**Instruction**
Give the listing again character for character, but drop the images.

# START OF Given information

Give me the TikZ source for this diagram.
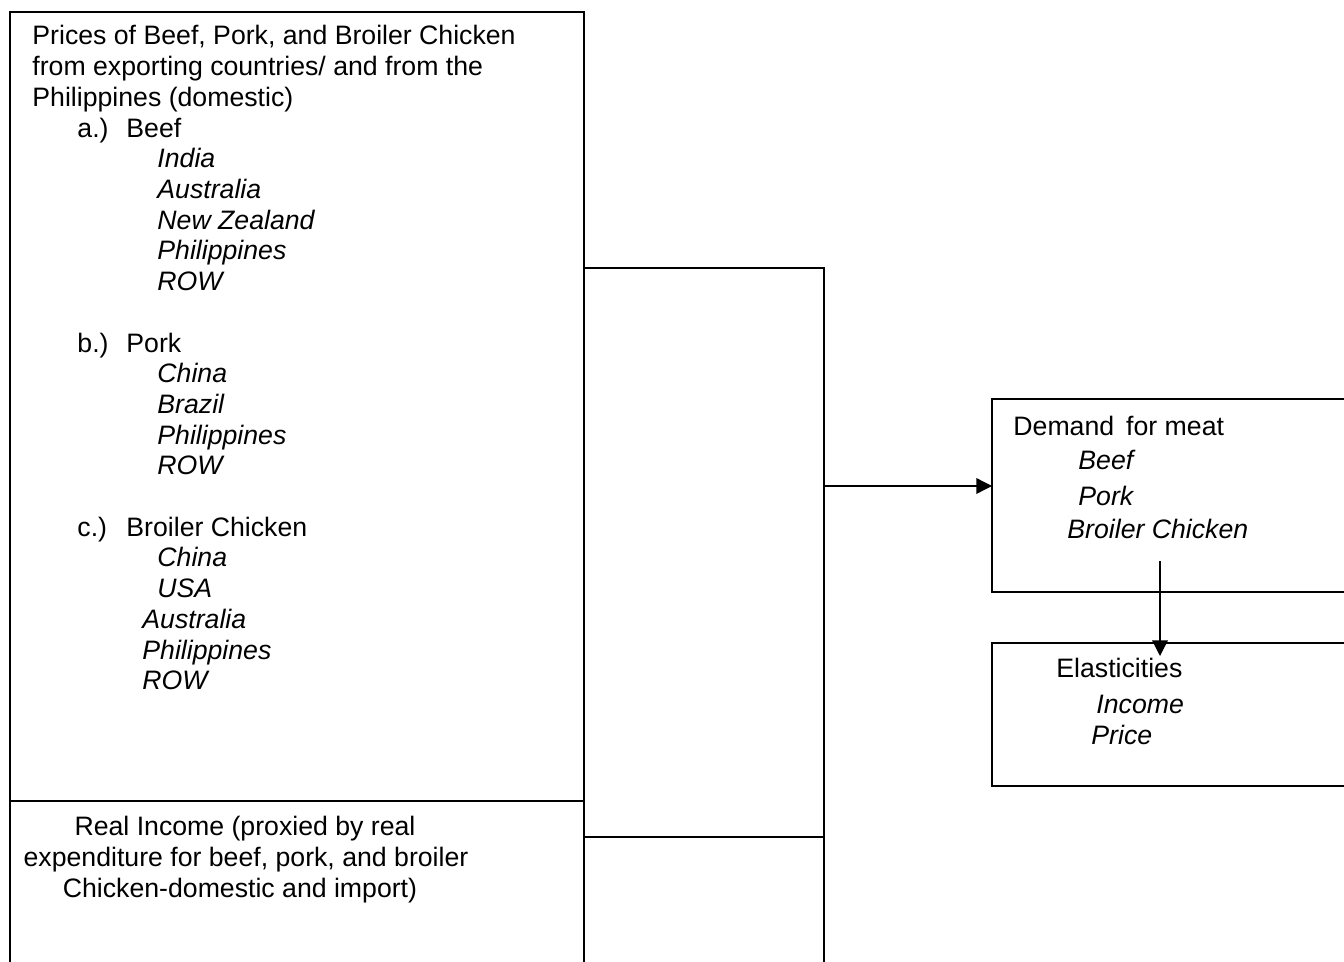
\documentclass[tikz,border=0pt]{standalone}
\usepackage{fontspec}
\setmainfont{Liberation Sans}
\usetikzlibrary{arrows.meta}
\newcommand{\boxfont}{\fontsize{12}{13.8}\selectfont}
\tikzset{
  box/.style={draw,line width=0.6pt,inner sep=0pt,outer sep=0pt,anchor=north west},
  txt/.style={anchor=base west,inner sep=0pt,font=\boxfont},
  itxt/.style={txt,font=\boxfont\itshape},
  ctxt/.style={anchor=base,inner sep=0pt,font=\boxfont},
  wire/.style={line width=0.6pt},
  tip/.style={-{Triangle[length=7pt,width=7pt]}}
}
\begin{document}
\begin{tikzpicture}[x=0.45pt,y=-0.45pt]
\useasboundingbox (0,0) rectangle (1344,962);
% boxes (right ones run off the page)
\node[box,minimum width=258.3pt,minimum height=355.05pt] (prices) at (10,12) {};
\node[box,minimum width=258.3pt,minimum height=100pt] (income) at (10,801) {};
\node[box,minimum width=190pt,minimum height=86.85pt] (demand) at (992,399) {};
\node[box,minimum width=190pt,minimum height=64.35pt] (elastic) at (992,643) {};
% prices box text
\node[txt] (p0) at (32,45) {Prices of Beef, Pork, and Broiler Chicken};
\node[txt] (p1) at (32,75.7) {from exporting countries/ and from the};
\node[txt] (p2) at (32,106.4) {Philippines (domestic)};
\foreach \k/\l/\t in {3/a.)/Beef,10/b.)/Pork,16/c.)/Broiler Chicken} {
  \node[txt] (l\k) at (77,{45+30.7*\k}) {\l};
  \node[txt] (h\k) at (126,{45+30.7*\k}) {\t};
}
\foreach \k/\x/\t in {4/157/India,5/157/Australia,6/157/New Zealand,7/157/Philippines,8/157/ROW,11/157/China,12/157/Brazil,13/157/Philippines,14/157/ROW,17/157/China,18/157/USA,19/142/Australia,20/142/Philippines,21/142/ROW}
  \node[itxt] (it\k) at (\x,{45+30.7*\k}) {\t};
% income box text
\node[ctxt] (i0) at (245,835) {Real Income (proxied by real};
\node[ctxt] (i1) at (246,866) {expenditure for beef, pork, and broiler};
\node[ctxt] (i2) at (240,897) {Chicken-domestic and import)};
% right boxes text
\node[txt] (d0) at (1013,435) {Demand\hspace{0.45em}for meat};
\node[itxt] (d1) at (1078,469) {Beef};
\node[itxt] (d2) at (1078,505) {Pork};
\node[itxt] (d3) at (1067,538) {Broiler Chicken};
\node[txt] (e0) at (1056,677) {Elasticities};
\node[itxt] (e1) at (1096,713) {Income};
\node[itxt] (e2) at (1091,744) {Price};
% connectors
\coordinate (bustop) at (824,268);
\coordinate (busend) at (824,1000);
\coordinate (incjoin) at (824,837);
\coordinate (demin) at (824,486);
\coordinate (elasup) at (1160,561);
\coordinate (elastip) at (1160,656);
\draw[wire] (prices.east |- bustop) -- (bustop) -- (busend);
\draw[wire] (income.east |- incjoin) -- (incjoin);
\draw[wire,tip] (demin) -- (demin -| demand.west);
\draw[wire,tip] (elasup) -- (elastip);
\end{tikzpicture}
\end{document}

# END OF Given information

**Task solution**
Give me the TikZ source for this diagram.
\documentclass[tikz,border=0pt]{standalone}
\usepackage{fontspec}
\setmainfont{Liberation Sans}
\usetikzlibrary{arrows.meta}
\newcommand{\boxfont}{\fontsize{12}{13.8}\selectfont}
\tikzset{
  box/.style={draw,line width=0.6pt,inner sep=0pt,outer sep=0pt,anchor=north west},
  txt/.style={anchor=base west,inner sep=0pt,font=\boxfont},
  itxt/.style={txt,font=\boxfont\itshape},
  ctxt/.style={anchor=base,inner sep=0pt,font=\boxfont},
  wire/.style={line width=0.6pt},
  tip/.style={-{Triangle[length=7pt,width=7pt]}}
}
\begin{document}
\begin{tikzpicture}[x=0.45pt,y=-0.45pt]
\useasboundingbox (0,0) rectangle (1344,962);
% boxes (right ones run off the page)
\node[box,minimum width=258.3pt,minimum height=355.05pt] (prices) at (10,12) {};
\node[box,minimum width=258.3pt,minimum height=100pt] (income) at (10,801) {};
\node[box,minimum width=190pt,minimum height=86.85pt] (demand) at (992,399) {};
\node[box,minimum width=190pt,minimum height=64.35pt] (elastic) at (992,643) {};
% prices box text
\node[txt] (p0) at (32,45) {Prices of Beef, Pork, and Broiler Chicken};
\node[txt] (p1) at (32,75.7) {from exporting countries/ and from the};
\node[txt] (p2) at (32,106.4) {Philippines (domestic)};
\foreach \k/\l/\t in {3/a.)/Beef,10/b.)/Pork,16/c.)/Broiler Chicken} {
  \node[txt] (l\k) at (77,{45+30.7*\k}) {\l};
  \node[txt] (h\k) at (126,{45+30.7*\k}) {\t};
}
\foreach \k/\x/\t in {4/157/India,5/157/Australia,6/157/New Zealand,7/157/Philippines,8/157/ROW,11/157/China,12/157/Brazil,13/157/Philippines,14/157/ROW,17/157/China,18/157/USA,19/142/Australia,20/142/Philippines,21/142/ROW}
  \node[itxt] (it\k) at (\x,{45+30.7*\k}) {\t};
% income box text
\node[ctxt] (i0) at (245,835) {Real Income (proxied by real};
\node[ctxt] (i1) at (246,866) {expenditure for beef, pork, and broiler};
\node[ctxt] (i2) at (240,897) {Chicken-domestic and import)};
% right boxes text
\node[txt] (d0) at (1013,435) {Demand\hspace{0.45em}for meat};
\node[itxt] (d1) at (1078,469) {Beef};
\node[itxt] (d2) at (1078,505) {Pork};
\node[itxt] (d3) at (1067,538) {Broiler Chicken};
\node[txt] (e0) at (1056,677) {Elasticities};
\node[itxt] (e1) at (1096,713) {Income};
\node[itxt] (e2) at (1091,744) {Price};
% connectors
\coordinate (bustop) at (824,268);
\coordinate (busend) at (824,1000);
\coordinate (incjoin) at (824,837);
\coordinate (demin) at (824,486);
\coordinate (elasup) at (1160,561);
\coordinate (elastip) at (1160,656);
\draw[wire] (prices.east |- bustop) -- (bustop) -- (busend);
\draw[wire] (income.east |- incjoin) -- (incjoin);
\draw[wire,tip] (demin) -- (demin -| demand.west);
\draw[wire,tip] (elasup) -- (elastip);
\end{tikzpicture}
\end{document}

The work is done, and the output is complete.